After, I asked Govind what happens if a family loses its whistle.
“They borrow,” he said.
“Borrow from whom?”
He nodded toward the better houses at the end of the lane, where the walls were freshly limewashed and the doors were thick. “From those who have more than one,” he said. “From those who can spare time.”
“And the price?”
Govind’s mouth tightened into something like humor, but it did not reach his eyes. “When you borrow time,” he said, “you owe.”
A small group of men passed through the lane then, walking with the relaxed posture of people who expect to be obeyed. Each wore a whistle openly, not hidden. One of them had a silver-cased tube with a chain that swung against his chest as he walked. A child stepped aside too quickly and nearly fell; the men did not notice. Or they noticed and considered it the correct arrangement.
Later, at a tea stall near the river, I watched how fear is trained into politeness. A traveler from somewhere west, his accent thick with coast, began to absentmindedly whistle a little tune as he waited for his cup. It was not even loud, but it had the same high edge as the work calls. The stall went quiet. The tea-seller leaned forward and said, very calmly, “Brother, do you want to empty the reservoir?”
The traveler laughed because he thought it was a joke. Then he stopped because no one else laughed. He put his hands over his mouth like a child caught with sweets.
This is an empire built on coordination, and coordination can be jammed.
Govind told me, in the careful tone of someone repeating an unpleasant fact, that rival powers train counter-whistlers. He did not say it like a tale of spies. He said it like he was discussing termites. “They mimic rests,” he said. “They add trills where there should be none. Once, in the rains, a false call opened a gate too early and a terrace washed away.” He flicked his eyes toward the river, which moved slow and brown, carrying small leaves and a bit of foam. “Now the timekeepers use watchers. If a call comes from the wrong roof, the watcher answers with the warning note.”
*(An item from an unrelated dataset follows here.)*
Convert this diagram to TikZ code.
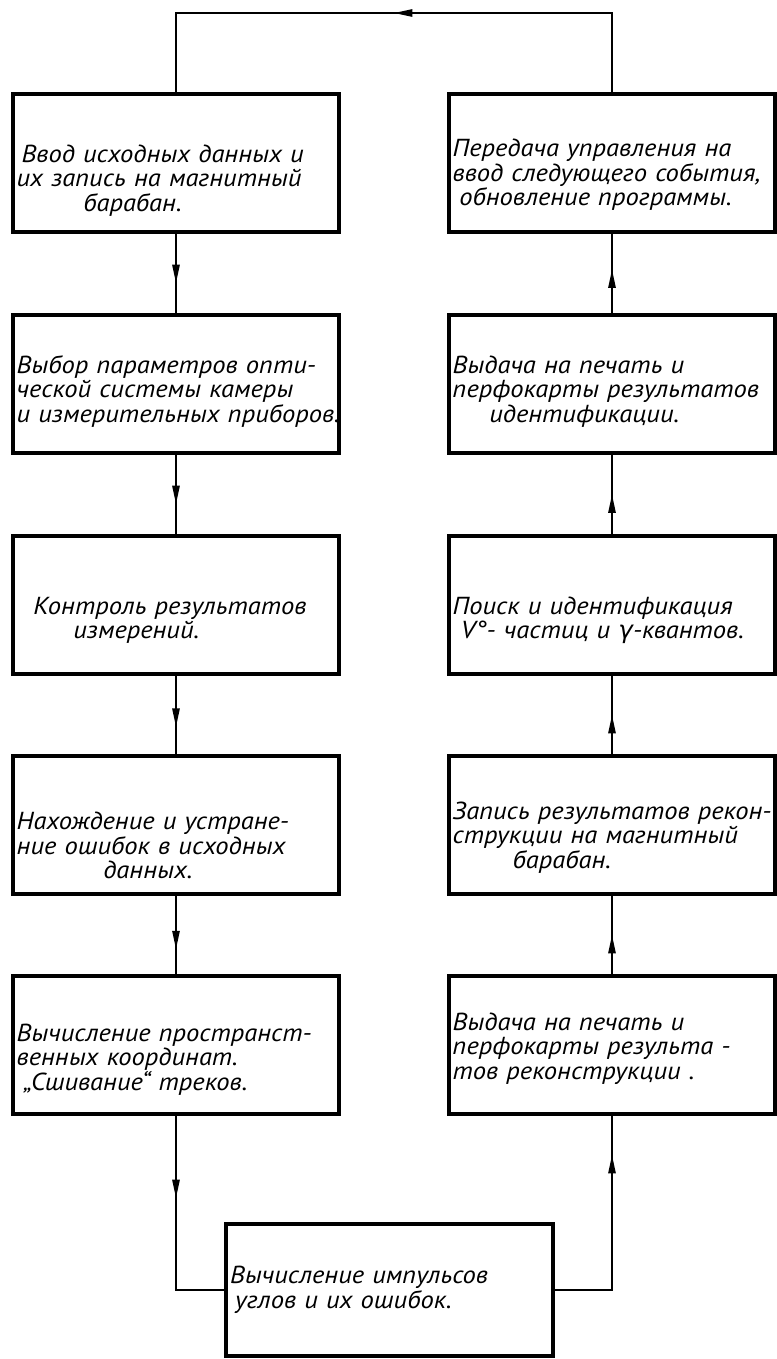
\documentclass[tikz,border=0pt]{standalone}
\usepackage{fontspec}
\usepackage{tikz}
\usetikzlibrary{arrows.meta, decorations.markings, positioning}

\newfontfamily\draftfont[FakeStretch=1.08]{PT Sans}
\newfontfamily\greekfont{DejaVu Sans}
\newcommand{\boxfont}{\draftfont\itshape\fontsize{21}{21}\selectfont}

\begin{document}
\begin{tikzpicture}[
    x=0.03cm, y=-0.03cm,
    stage/.style={draw, line width=2.8pt, minimum width=9.78cm, minimum height=4.14cm,
        text width=9.56cm, inner xsep=0.11cm, align=left, font=\boxfont},
    textdrop/.style={execute at begin node={\rule{0pt}{#1}}},
    conn/.style={line width=1.4pt},
    midarr/.style={postaction={decorate, decoration={markings,
        mark=at position #1 with {\arrow{Triangle[length=5.5mm, width=2.2mm]}}}}},
]
\useasboundingbox (0,0) rectangle (777,1359);

% Left column
\node[stage, textdrop=45pt] (l1) at (176,163) {\hspace*{0.15cm}Ввод исходных данных и\\их запись на магнитный\\\hspace*{2cm}барабан.};
\node[stage, textdrop=28pt] (l2) at (176,384) {\mbox{Выбор параметров опти-}\\ческой системы камеры\\\mbox{и измерительных приборов.}};
\node[stage, textdrop=41pt] (l3) at (176,605) {\hspace*{0.5cm}Контроль результатов\\\hspace*{1.7cm}измерений.};
\node[stage, textdrop=50pt] (l4) at (176,825) {Нахождение и устране-\\ние ошибок в исходных\\\hspace*{2.6cm}данных.};
\node[stage, textdrop=40pt] (l5) at (176,1045) {\mbox{Вычисление пространст-}\\венных координат.\\\hspace*{0.2cm}„Сшивание“ треков.};

% Right column
\node[stage, textdrop=35pt] (r1) at (612,163) {Передача управления на\\\mbox{ввод следующего события,}\\\hspace*{0.2cm}обновление программы.};
\node[stage, textdrop=28pt] (r2) at (612,384) {Выдача на печать и\\\mbox{перфокарты результатов}\\\hspace*{1.1cm}идентификации.};
\node[stage, textdrop=41pt] (r3) at (612,605) {Поиск и идентификация\\\hspace*{0.25cm}V°- частиц и {\greekfont\itshape γ}-квантов.};
\node[stage, textdrop=36pt] (r4) at (612,825) {\mbox{Запись результатов рекон-}\\струкции на магнитный\\\hspace*{1.8cm}барабан.};
\node[stage, textdrop=21pt] (r5) at (612,1045) {Выдача на печать и\\перфокарты результа -\\тов реконструкции .};

% Bottom
\node[stage, minimum width=9.81cm, minimum height=3.96cm] (calc) at (389.5,1290) {Вычисление импульсов\\\hspace*{0.15cm}углов и их ошибок.};

% Connectors
\draw[conn, midarr=0.62] (l1) -- (l2);
\draw[conn, midarr=0.62] (l2) -- (l3);
\draw[conn, midarr=0.65] (l3) -- (l4);
\draw[conn, midarr=0.68] (l4) -- (l5);
\draw[conn, midarr=0.37] (l5.south) |- (calc.west);
\draw[conn, midarr=0.83] (calc.east) -| (r5.south);
\draw[conn, midarr=0.5] (r5) -- (r4);
\draw[conn, midarr=0.5] (r4) -- (r3);
\draw[conn, midarr=0.5] (r3) -- (r2);
\draw[conn, midarr=0.55] (r2) -- (r1);

% Loop back
\coordinate (looptop) at (394,13);
\draw[conn, midarr=0.5] (r1.north) |- (looptop) -| (l1.north);
\end{tikzpicture}
\end{document}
The warning note, I learned, is a harsh two-tone blast that makes everyone stop and look up, even if they pretend they are not afraid.
An ongoing call-and-answer drifted over the city as night came in. Somewhere a long note rose, then another answered, stepping across dark roofs like lanterns you can hear. On the main road, a convoy of bullock carts kept moving west without caring that I was here, the drivers wrapped in cloth against dust and the oxen’ hooves beating a steady, indifferent rhythm. The guards at the gate of Shaniwar Wada changed shifts on a short whistle sequence, and a pair of sleepy boys ran to close a side door at exactly the right moment, as if lateness were a sin.
I had come to follow power like a scent trail, and I expected it to lead me to a desk. It led me to a throat. The official seals and fine turbans matter, of course, but the city’s real control sits in families with old whistles and men trained to blow them correctly. Everyone else works around that fact the way they work around monsoon rain: they complain, they plan, and they accept that it will fall anyway.
Before I went back to my lodging, I stopped at a small stall and bought a fried snack that tasted mostly of oil and salt. The seller would not take my coin until his neighbor gave a confirming short call, which was less about honesty and more about making sure no one accused him of selling outside the agreed time. A stray dog slept under the bench, one ear twitching each time a whistle sounded, as if even it had learned the city’s rules. I walked home stepping around puddles from someone’s careless washing, and I noticed fresh chalk marks on doorways—little notations of cadence, like reminders for tomorrow’s work. The night air smelled of damp wood and smoke, and the whistles kept speaking over the roofs, steady as breathing, while a man down the lane hammered at a loose hinge with patient, repetitive strikes that did not need any signal at all.